Hmmm….(thoughtful pause) judging by the thermometer hanging outside in our unheated porch it seems they’re more than a tad off the mark this far into our current wintery season. But hey, we’ve still got a few months of it left for them to redeem themselves even though we’re not likely to believe them the next time either, with good cause.
As the saying goes up here, “if you want to know what the weather’s doing, look out the window”. And if that one doesn’t work for you, here’s another old reliable one too, “if you don’t like the weather now, wait five minutes – it’ll change”.
I imagine you can tell by now that we don’t really have a lot of trust in any of the weather folks or their predictions these days. That’s primarily because they decided in their infinite wisdom to move their offices fifteen hundred miles down south into British Columbia some years ago.

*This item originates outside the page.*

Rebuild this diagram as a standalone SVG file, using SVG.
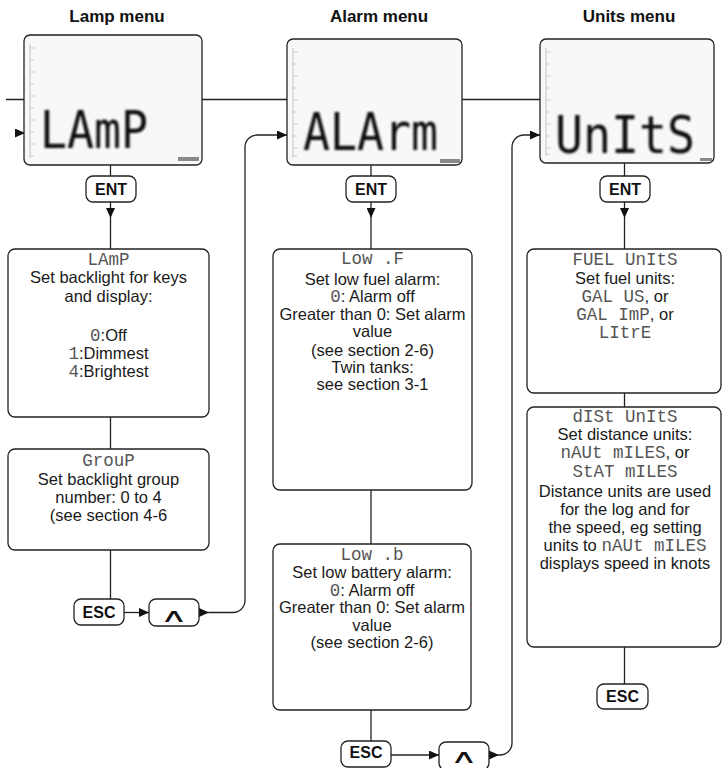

Apparently they don’t have the same windows to look out of anymore way down there as we do way up here, because they’re sure not seeing the same things we are – satellite images and best guesses notwithstanding.
It really is easier – and a whole lot more accurate – for us to look out our own windows to see it for ourselves with the old reliable MarkII eyeball.
Well it seems I should have opened my own reliable MarkII’s a little wider that morning before I went smoking out the front door heading for the car, intent on an errand that needed accomplishing. Three steps later my boot hit a nice little slippery patch of ice poking through soft snow in our unusual and unseasonably warm -1 degree Celsius temperatures and away I went, airborne all the way.
A wrenched back and a few punctures and abrasions later I slithered to a stop and instinctively mentioned a few unmentionables in true hardy northern style, before dragging myself to my feet to hobble back into the house for repairs.
That slippery stuff has since been liberally sprinkled with the kitty litter you can see in this picture if you look hard enough. I didn’t put it out there for the benefit of the neighborhood cats, although who knows, they might show up anyways. It’s there to add that extra little extra crunch and purchasing power to boots that are supposed to stay on the ground, not go soles up into the air like mine did.
But don’t worry – the icy conditions from unseasonably warm weather that contributed to my injuries hasn’t impaired my fingers too badly – I can still manage to sit semi-upright in a chair to write these posts and tell you all about it, which means life is still good here in the not-so-frozen North.